Overflowing network metrics
amete opened this issue · comments
It's reported that under certain circumstances, network metrics seem to be overflowing:
Time [...] rx_bytes rx_packets tx_bytes tx_packets
[...]
1607450732 [...] 182018452734 148438951 4801778623 13500137
1607450793 [...] 18446743984687580690 18446744073623414305 18446744072751791668 18446744073703405569
[...]
The problem is reported for the following ATLAS PanDA task: https://bigpanda.cern.ch/job?pandaid=4914743947
The full prmon
text file result can be found here and is also attached at [1].
Hard to know for sure but one possibility might be an issue reading/parsing [1] the network_stats
coupled w/ the logic at:
Lines 92 to 93 in 3cb5c22
under the condition network_stats[if_param] < network_stats_start[if_param]
but that's just a guess.
Edit: [1] The device-level metrics might also be resetting in the middle of the job, causing this issue. If this is indeed the case, then we can reset the reference if the above condition is met or something to that extent.
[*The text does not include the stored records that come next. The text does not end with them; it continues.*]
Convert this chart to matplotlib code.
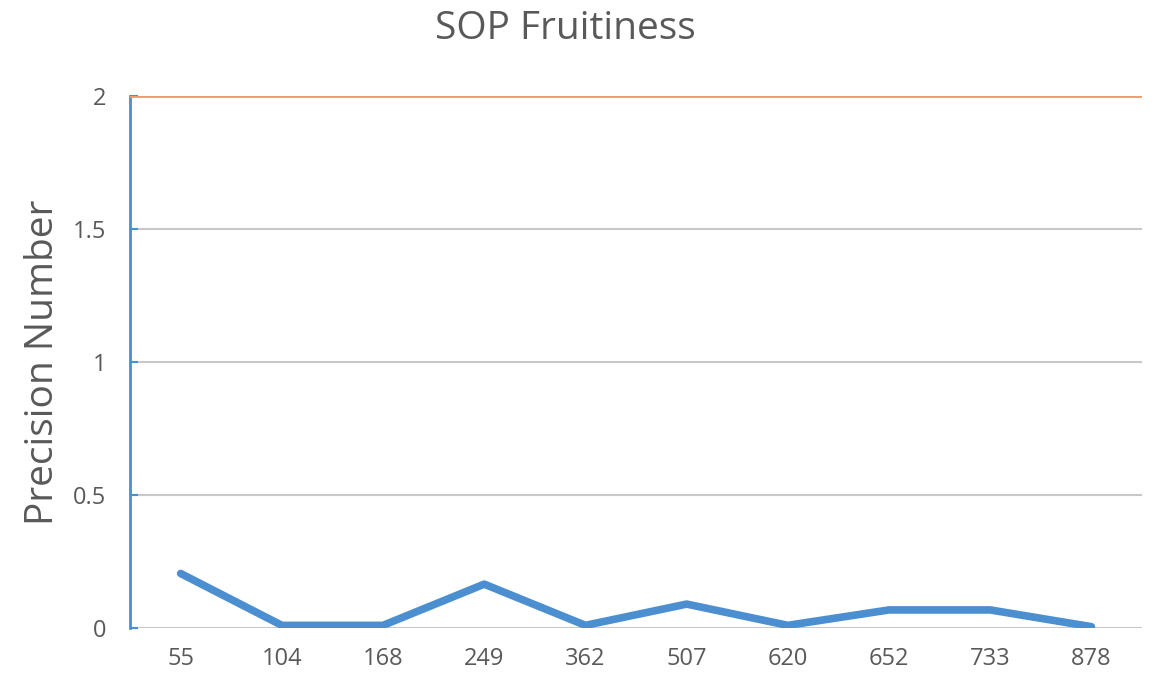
import matplotlib.pyplot as plt

plt.rcParams['font.family'] = ['Open Sans', 'DejaVu Sans']

categories = ['55', '104', '168', '249', '362', '507', '620', '652', '733', '878']
precision = [0.205, 0.01, 0.01, 0.165, 0.01, 0.09, 0.01, 0.068, 0.068, 0.005]
threshold = 2
yticks = [0, 0.5, 1, 1.5, 2]
ytick_labels = ['0', '0.5', '1', '1.5', '2']

fig = plt.figure(figsize=(11.54, 6.83), dpi=100)
ax = fig.add_axes([0.1127, 0.0805, 0.8769, 0.7789])

x = range(len(categories))
ax.plot(x, precision, color='#4b8fd0', lw=5.5, solid_capstyle='round', solid_joinstyle='round', zorder=3)
ax.axhline(threshold, color='#ef9b72', lw=2, zorder=4)

ax.set_xlim(-0.5, len(categories) - 0.5)
ax.set_ylim(0, 2)
ax.set_xticks(list(x))
ax.set_xticklabels(categories)
ax.set_yticks(yticks)
ax.set_yticklabels(ytick_labels)
ax.yaxis.grid(True, color='#c8c8c8', lw=1.5)
ax.set_axisbelow(True)

for s in ['top', 'right', 'bottom']:
    ax.spines[s].set_visible(False)
ax.spines['left'].set_color('#4b8fd0')
ax.spines['left'].set_linewidth(2)

ax.tick_params(axis='x', length=0, pad=14, labelsize=17, labelcolor='#595959')
ax.tick_params(axis='y', direction='in', length=6, width=1.5, color='#4b8fd0', pad=17, labelsize=17, labelcolor='#595959')

ax.set_ylabel('Precision Number', fontsize=28, color='#595959', labelpad=8)
fig.suptitle('SOP Fruitiness', x=0.49, y=0.985, fontsize=28, color='#595959')

fig.savefig('out.png', dpi=100)
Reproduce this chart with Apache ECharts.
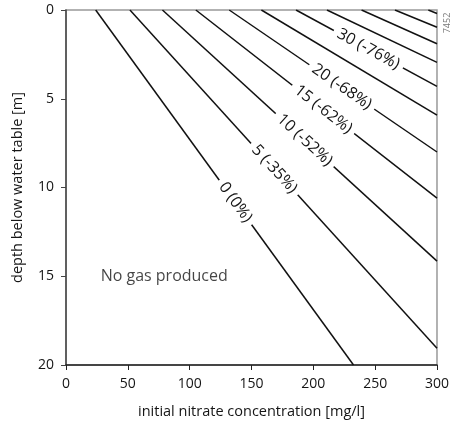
<!DOCTYPE html>
<html>
<head>
<meta charset="utf-8">
<script src="https://cdn.jsdelivr.net/npm/echarts@6/dist/echarts.min.js"></script>
<style>
  html, body { margin: 0; padding: 0; background: #fff; overflow: hidden; }
  #chart { width: 452px; height: 424px; }
</style>
</head>
<body>
<div id="chart"></div>
<script>
// Gas volume contours: each line runs from where it meets the water table (depth 0)
// to where it leaves the plot (bottom edge or the 300 mg/l edge).
const contourValues   = [0, 5, 10, 15, 20, 25, 30, 35, 40, 45, 50];
const startNitrate    = [24, 51.7, 78, 105, 132, 158, 186, 211, 239, 266, 293];
const endNitrate      = [232.5, 300, 300, 300, 300, 300, 300, 300, 300, 300, 300];
const endDepth        = [20, 19.05, 14.15, 10.6, 8.0, 5.92, 4.3, 2.95, 1.9, 0.97, 0.2];
const contourLabels   = ['0 (0%)', '5 (-35%)', '10 (-52%)', '15 (-62%)', '20 (-68%)', '', '30 (-76%)', '', '', '', ''];
const labelNitrate    = [137, 168.5, 193, 208, 223, null, 244.5, null, null, null, null];

const xTicks = [0, 50, 100, 150, 200, 250, 300];
const yTicks = [0, 5, 10, 15, 20];

const noGasText = 'No gas produced';
const noGasPoint = [28, 15];

const FONT = 'Open Sans';
const TEXT = '#151515';

function depthOn(i, c) {
  const c0 = startNitrate[i], c1 = endNitrate[i], d1 = endDepth[i];
  return (c - c0) / (c1 - c0) * d1;
}

const series = contourValues.map(function (v, i) {
  const s = {
    name: String(v),
    type: 'line',
    data: [[startNitrate[i], 0], [endNitrate[i], endDepth[i]]],
    showSymbol: false,
    symbol: 'none',
    lineStyle: { color: '#111', width: 1.5 },
    silent: true,
    animation: false
  };
  if (contourLabels[i]) {
    const c = labelNitrate[i];
    const a = c - 10, b = c + 10;
    s.markLine = {
      silent: true,
      symbol: ['none', 'none'],
      animation: false,
      lineStyle: { color: 'rgba(0,0,0,0)', width: 1, type: 'solid' },
      label: {
        show: true,
        position: 'insideMiddle',
        formatter: contourLabels[i],
        fontFamily: FONT,
        fontSize: 16,
        color: TEXT,
        backgroundColor: '#fff',
        padding: [0, 5],
        distance: 0
      },
      data: [[{ coord: [a, depthOn(i, a)] }, { coord: [b, depthOn(i, b)] }]]
    };
  }
  return s;
});

series.push({
  type: 'scatter',
  data: [noGasPoint],
  symbolSize: 0,
  silent: true,
  animation: false,
  label: {
    show: true,
    position: 'right',
    distance: 0,
    formatter: noGasText,
    fontFamily: FONT,
    fontSize: 16,
    color: TEXT
  }
});

const chart = echarts.init(document.getElementById('chart'), null, { renderer: 'canvas', width: 452, height: 424 });
chart.setOption({
  animation: false,
  backgroundColor: '#fff',
  grid: {
    left: 66, right: 11, top: 10, bottom: 59,
    show: true, borderColor: '#999', borderWidth: 1.5, backgroundColor: 'transparent'
  },
  xAxis: {
    type: 'value',
    min: xTicks[0], max: xTicks[xTicks.length - 1], interval: 50,
    name: 'initial nitrate concentration [mg/l]',
    nameLocation: 'middle',
    nameGap: 39,
    nameTextStyle: { fontFamily: FONT, fontSize: 14.5, color: TEXT },
    axisLine: { show: true, onZero: false, lineStyle: { color: '#222', width: 1.5 } },
    axisTick: { show: true, inside: false, length: 5, lineStyle: { color: '#222' } },
    axisLabel: { fontFamily: FONT, fontSize: 14, color: TEXT, margin: 12, showMaxLabel: true },
    splitLine: { show: false }
  },
  yAxis: {
    type: 'value',
    inverse: true,
    min: yTicks[0], max: yTicks[yTicks.length - 1], interval: 5,
    name: 'depth below water table [m]',
    nameLocation: 'middle',
    nameGap: 41,
    nameTextStyle: { fontFamily: FONT, fontSize: 14.5, color: TEXT },
    axisLine: { show: true, onZero: false, lineStyle: { color: '#444', width: 1.5 } },
    axisTick: { show: true, inside: false, length: 5, lineStyle: { color: '#444' } },
    axisLabel: { fontFamily: FONT, fontSize: 14, color: TEXT, margin: 12 },
    splitLine: { show: false }
  },
  graphic: [{
    type: 'text',
    x: 447, y: 23,
    rotation: Math.PI / 2,
    silent: true,
    style: { text: '7452', fontFamily: FONT, fontSize: 9, fill: '#777', textAlign: 'center', textVerticalAlign: 'middle' }
  }],
  series: series
});
</script>
</body>
</html>
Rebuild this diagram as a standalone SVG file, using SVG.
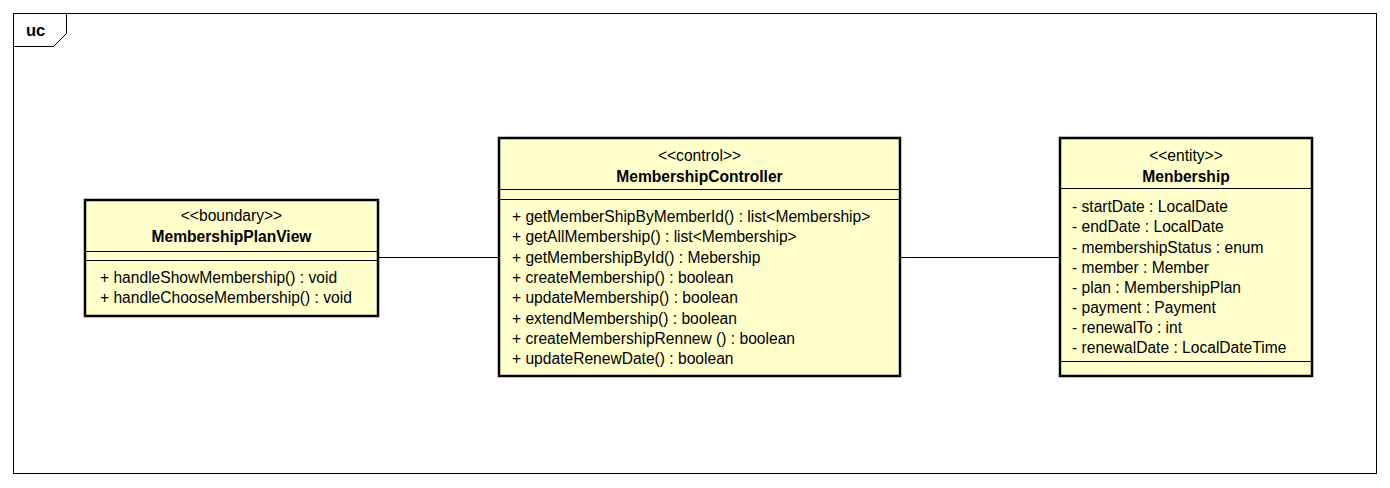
<svg xmlns="http://www.w3.org/2000/svg" width="1390" height="488" viewBox="0 0 1390 488">
<style>
.box{fill:#ffffcc;stroke:#000;stroke-width:2.5}
.sep{stroke:#000;stroke-width:1}
.t{font-family:"Liberation Sans",Arial,sans-serif;font-size:15.6px;fill:#000}
.c{text-anchor:middle}
.b{font-weight:bold}
.conn{stroke:#000;stroke-width:1;fill:none}
</style>
<rect width="1390" height="488" fill="#fff"/>
<g id="frame">
<rect x="13.5" y="13.5" width="1363" height="460" fill="none" stroke="#000" stroke-width="1"/>
<path d="M13.5 46.5 H53.5 L66.5 33.5 V13.5" fill="none" stroke="#000" stroke-width="1"/>
<text x="26" y="36" class="t b" style="font-size:16.5px">uc</text>
</g>
<g id="connectors">
<line x1="378" y1="257.5" x2="499" y2="257.5" class="conn"/>
<line x1="900" y1="257.5" x2="1060" y2="257.5" class="conn"/>
</g>
<g id="MembershipPlanView">
<rect x="85" y="200" width="293" height="116" class="box"/>
<line x1="85" y1="251.5" x2="378" y2="251.5" class="sep"/>
<line x1="85" y1="260.5" x2="378" y2="260.5" class="sep"/>
<text x="231.5" y="220.5" class="t c">&lt;&lt;boundary&gt;&gt;</text>
<text x="231.5" y="241.5" class="t c b">MembershipPlanView</text>
<text x="100" y="282.5" class="t">+ handleShowMembership() : void</text>
<text x="100" y="302.5" class="t">+ handleChooseMembership() : void</text>
</g>
<g id="MembershipController">
<rect x="499" y="138" width="401" height="238" class="box"/>
<line x1="499" y1="189.5" x2="900" y2="189.5" class="sep"/>
<line x1="499" y1="199.5" x2="900" y2="199.5" class="sep"/>
<text x="699.5" y="160.5" class="t c">&lt;&lt;control&gt;&gt;</text>
<text x="699.5" y="181.5" class="t c b">MembershipController</text>
<text x="512" y="221.5" class="t">+ getMemberShipByMemberId() : list&lt;Membership&gt;</text>
<text x="512" y="241.5" class="t">+ getAllMembership() : list&lt;Membership&gt;</text>
<text x="512" y="262.5" class="t">+ getMembershipById() : Mebership</text>
<text x="512" y="282.5" class="t">+ createMembership() : boolean</text>
<text x="512" y="302.5" class="t">+ updateMembership() : boolean</text>
<text x="512" y="323.5" class="t">+ extendMembership() : boolean</text>
<text x="512" y="343.5" class="t">+ createMembershipRennew () : boolean</text>
<text x="512" y="363.5" class="t">+ updateRenewDate() : boolean</text>
</g>
<g id="Menbership">
<rect x="1060" y="138" width="252" height="238" class="box"/>
<line x1="1060" y1="188.5" x2="1312" y2="188.5" class="sep"/>
<line x1="1060" y1="361.5" x2="1312" y2="361.5" class="sep"/>
<text x="1186" y="160.5" class="t c">&lt;&lt;entity&gt;&gt;</text>
<text x="1186" y="181.5" class="t c b">Menbership</text>
<text x="1072" y="211.5" class="t">- startDate : LocalDate</text>
<text x="1072" y="231.5" class="t">- endDate : LocalDate</text>
<text x="1072" y="252.5" class="t">- membershipStatus : enum</text>
<text x="1072" y="272.5" class="t">- member : Member</text>
<text x="1072" y="292.5" class="t">- plan : MembershipPlan</text>
<text x="1072" y="312.5" class="t">- payment : Payment</text>
<text x="1072" y="332.5" class="t">- renewalTo : int</text>
<text x="1072" y="352.5" class="t">- renewalDate : LocalDateTime</text>
</g>
</svg>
Hmmm, all really weird - network_stats
itself is unsigned long long
, so should not care. Also we read directly into an unsigned long long
to see how we could have hit any overflow.
Line 78 in 3cb5c22
Can it be that everything is positive definite but the metrics get reset at some point so the current measurements become smaller than the ones at the beginning of the job and the right-hand side of the above calculation goes negative?
I checked the kernel and I think the counters are also implemented as u64
, so equivalent to unsigned long long
. The max value is 18446744073709551615, quite close to what we see in the job. So, yes, it could be that this machine had been up for so long and passed so much network traffic that the counters overflowed. We need some strategy then for coping with this.
OK, I have realised that there is someting I really don't get - all of the values go bananas at the same time, even though the values for tx/rx and packets/bytes are all different and would not all overflow at the same time.
Could this have been caused by the system taking a network interface down and then bringing it back up (causing a counter reset) during the job?
Just to note that this is useful information on the kernel's stats structure:
https://www.kernel.org/doc/html/latest/networking/statistics.html
However, I'm struggling to find documentation on what happens if/when there's an overflow or under what circumstances the counters could be reset (note that a simple ifconfig DEV down/up
does not reset the counters).
I just wanted to write a little here, as I didn't forget about this issue. However, let me say that it's really hard to deal with in general as we don't understand the conditions underwhich the kernel's network device counters get messed up.
I am also wary of putting in a fix for what could be one off events where the underlying system went bonkers, as that really could have unexpected side-effects.
First off, let me say that a back-of-the-envelope caculation indicates that a 64bit counter is almost never going to overflow. A machine that has an uptime of a year can pass traffic at more than 500GB/s and would still not overflow the bytes
counter, so I think that's highly unlikely.
The difficulty is knowing when a measurement is reasonable and when it's not. The only reasonable thing I can think of is an algorithm like this:
- Measure network stats at startup
- Store stats as
last-value
- Each cycle measure network stats as
current-value
- Is
current-value - last-value
sane? e.g.(current-value > last-value) && (current-value - last-value < sanity-value)
- If yes, increment
prmon
stat by this value - If no, print warning, do not increment stats
- store
current-value
aslast-value
- Repeat till end of job
What do you think?
Something along the lines of this was my initial idea, so it makes perfect sense to me. I'd actually take it a step further and say the sanity-value
should be 0
in item 4, at least naively. So, it would suffice to do (current-value >= last-value)
and anything else should be considered suspicious.
I wonder if we should have some error counter
, which we can store in the JSON file. It would make it easier to spot if this happens and help w/ post-processing (how many times this happened etc.).